NEWSWIRE/ Why Chemoji Starts With Emotional Chemistry — Not Bios or Swipes
By Erica Merrill, Staff Writer, Chemoji™ (January 2, 2026)
Let’s start with something we all recognize—because it happens in real life, not on screens.
You can feel chemistry before you can explain it.
It’s the ease in a conversation. The calm in someone’s presence. The curiosity that shows up without effort. The sense that something is mutual—even if nobody has said a word yet.
And yet, most social and dating platforms begin in the most unnatural way possible: with a bio. A small box that quietly demands a performance. Be clever. Be confident. Be brief. Be interesting. Be “worth” attention.
Chemoji™ is built around one disruptive belief: connection should start with recognition, not self-promotion.
Bios are supposed to help people understand each other. In practice, they often do the opposite.
They reward wordsmithing, self-marketing, and confidence—traits that are not the same thing as emotional availability. They push people to compress a living, changing human being into a few lines optimized for quick judgment.
Over time, the entire experience becomes less about noticing chemistry and more about managing impressions. And when connection becomes a performance, something subtle happens: people stop feeling—and start evaluating.
Chemoji removes bios entirely. Not as a novelty. As a design decision grounded in human behavior.
Why? Because bios create an illusion of control. They suggest we can “read” someone into certainty, when in reality people are complex, contextual, and emotionally dynamic. Chemoji removes bios to reduce performance pressure, lower misrepresentation, and make the experience lighter—without making it emptier.
Without a bio, there’s no stage. And without a stage, people can meet each other as they are—through signal, presence, and mutual resonance.
Chemoji uses Unicode emojis—the native symbols already built into every modern device. That detail matters more than most people realize, because it means users don’t have to learn anything new to feel understood.
For example, you don’t need a paragraph to understand the difference between 😊 and 😄. One can signal warmth and ease. The other can signal open joy—an energy that says, “I’m genuinely having fun.” And because these are Unicode emojis, those signals are instantly recognizable on nearly every phone in the world.
Two tiny examples. A massive implication.
The future of connection may depend less on what people write—and more on what people can recognize in each other, quickly and honestly.
Chemoji isn’t trying to invent a new way to communicate. It’s activating the one people already use—instinctively and globally.
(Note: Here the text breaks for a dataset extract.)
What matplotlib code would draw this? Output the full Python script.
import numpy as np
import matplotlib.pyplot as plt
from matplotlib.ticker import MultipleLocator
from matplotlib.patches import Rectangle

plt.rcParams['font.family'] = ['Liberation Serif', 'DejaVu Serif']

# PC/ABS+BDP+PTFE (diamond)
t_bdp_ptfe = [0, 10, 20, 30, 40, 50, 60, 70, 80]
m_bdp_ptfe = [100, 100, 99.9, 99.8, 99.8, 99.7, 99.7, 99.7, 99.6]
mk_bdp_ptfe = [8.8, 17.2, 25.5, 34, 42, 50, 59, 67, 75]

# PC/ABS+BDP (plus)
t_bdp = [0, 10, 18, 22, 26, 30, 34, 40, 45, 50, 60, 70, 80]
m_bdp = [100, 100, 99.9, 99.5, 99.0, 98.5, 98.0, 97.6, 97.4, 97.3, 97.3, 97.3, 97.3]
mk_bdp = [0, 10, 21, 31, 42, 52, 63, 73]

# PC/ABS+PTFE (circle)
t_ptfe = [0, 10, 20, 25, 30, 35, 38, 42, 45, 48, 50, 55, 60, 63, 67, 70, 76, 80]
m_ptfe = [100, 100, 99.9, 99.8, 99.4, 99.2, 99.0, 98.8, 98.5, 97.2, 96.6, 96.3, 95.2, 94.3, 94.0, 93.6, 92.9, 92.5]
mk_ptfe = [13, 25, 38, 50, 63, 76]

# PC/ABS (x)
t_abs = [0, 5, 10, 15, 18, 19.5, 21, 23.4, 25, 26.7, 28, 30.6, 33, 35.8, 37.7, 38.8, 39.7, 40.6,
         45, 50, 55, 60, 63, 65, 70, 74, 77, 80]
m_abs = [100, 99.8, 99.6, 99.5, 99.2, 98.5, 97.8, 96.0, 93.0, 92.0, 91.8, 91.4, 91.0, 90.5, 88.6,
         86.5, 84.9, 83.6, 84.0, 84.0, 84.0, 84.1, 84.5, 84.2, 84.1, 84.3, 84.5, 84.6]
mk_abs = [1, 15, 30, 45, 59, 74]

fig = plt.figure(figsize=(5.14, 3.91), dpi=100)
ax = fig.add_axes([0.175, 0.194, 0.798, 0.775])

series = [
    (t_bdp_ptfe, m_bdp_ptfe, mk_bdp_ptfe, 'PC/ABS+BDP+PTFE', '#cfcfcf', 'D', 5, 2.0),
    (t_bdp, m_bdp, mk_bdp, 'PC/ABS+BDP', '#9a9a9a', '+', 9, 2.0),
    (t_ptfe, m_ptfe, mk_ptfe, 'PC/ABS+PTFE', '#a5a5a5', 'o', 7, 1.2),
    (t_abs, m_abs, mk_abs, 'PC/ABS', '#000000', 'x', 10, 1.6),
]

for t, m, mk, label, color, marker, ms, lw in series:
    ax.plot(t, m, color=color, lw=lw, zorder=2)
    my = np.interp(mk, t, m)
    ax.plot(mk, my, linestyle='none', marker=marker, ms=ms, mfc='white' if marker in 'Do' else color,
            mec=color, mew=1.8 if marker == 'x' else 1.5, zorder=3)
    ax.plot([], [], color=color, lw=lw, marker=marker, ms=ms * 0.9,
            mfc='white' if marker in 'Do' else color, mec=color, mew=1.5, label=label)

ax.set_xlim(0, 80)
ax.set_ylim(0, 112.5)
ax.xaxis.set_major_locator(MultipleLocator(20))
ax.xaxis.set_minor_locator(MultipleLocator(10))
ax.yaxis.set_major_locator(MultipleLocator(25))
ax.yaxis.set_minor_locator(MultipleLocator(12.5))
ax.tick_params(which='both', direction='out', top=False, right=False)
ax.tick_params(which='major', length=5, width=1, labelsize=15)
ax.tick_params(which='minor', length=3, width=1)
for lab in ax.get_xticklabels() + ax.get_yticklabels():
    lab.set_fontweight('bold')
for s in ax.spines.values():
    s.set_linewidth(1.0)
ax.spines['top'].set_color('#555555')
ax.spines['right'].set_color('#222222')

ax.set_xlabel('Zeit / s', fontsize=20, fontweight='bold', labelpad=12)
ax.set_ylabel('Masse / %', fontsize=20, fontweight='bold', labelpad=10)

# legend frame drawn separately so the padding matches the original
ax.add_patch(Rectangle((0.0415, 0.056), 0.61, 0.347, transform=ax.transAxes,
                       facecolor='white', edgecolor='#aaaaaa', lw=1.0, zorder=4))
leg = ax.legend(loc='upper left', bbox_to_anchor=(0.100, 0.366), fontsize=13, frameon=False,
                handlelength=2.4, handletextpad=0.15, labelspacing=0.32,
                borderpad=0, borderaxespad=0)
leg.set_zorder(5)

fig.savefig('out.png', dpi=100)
A common skeptical reaction is: “Anyone can add emojis.” And that’s true—if emojis are the product.
But emojis aren’t the product. They’re the interface layer. The product is a behavioral system that replaces self-presentation with emotional signal—so users spend less time decoding stories and more time noticing resonance.
In one line: Chemoji removes self-presentation from matching and replaces it with emotional signal—using a language people already use billions of times a day.
It’s true: culture shapes interpretation. But Chemoji doesn’t require a single, fixed definition of meaning.
Chemoji’s advantage is that it can observe how emojis are used—at scale—without assuming what they “should” mean. The system adapts to behavior, not the other way around.
Swipe culture didn’t just create choice. It created fatigue. Endless options train people to compare, second-guess, and keep searching—often long after a real opportunity for connection has appeared.
Chemoji is designed to be calmer and more deliberate. It reduces cognitive overload and encourages thoughtful attention—so people can recognize when alignment feels real.
At the center of Chemoji is a simple question: What is your love level today?
Feelings change. Energy shifts. Emotional availability is real. Chemoji treats that reality as a first-class signal—so connection forms in context, without demanding perfection or a fixed identity.
Most platforms monetize attention. Chemoji monetizes intention.
Chemoji does not sell visibility, popularity, hope, or time. Credits are spent only when a user chooses to deepen clarity—never to manipulate exposure or create artificial scarcity.
Key rule: Credits never increase reach, ranking, or visibility.
Credits reveal information. They don’t change who you’re shown.
This structure prevents pay-to-win dynamics because there’s nothing to “win.” Credits apply after recognition already exists—and the core experience remains complete without spending.
Chemoji isn’t trying to make people swipe faster or write better bios. It’s trying to make connection feel more human—more emotionally grounded, more respectful, and more real.
And maybe that’s the real disruption: a platform that reduces noise, protects trust, and helps people recognize chemistry before they perform for it.
Bottom line: Chemoji starts with recognition over performance—and monetizes moments of intention, not attention.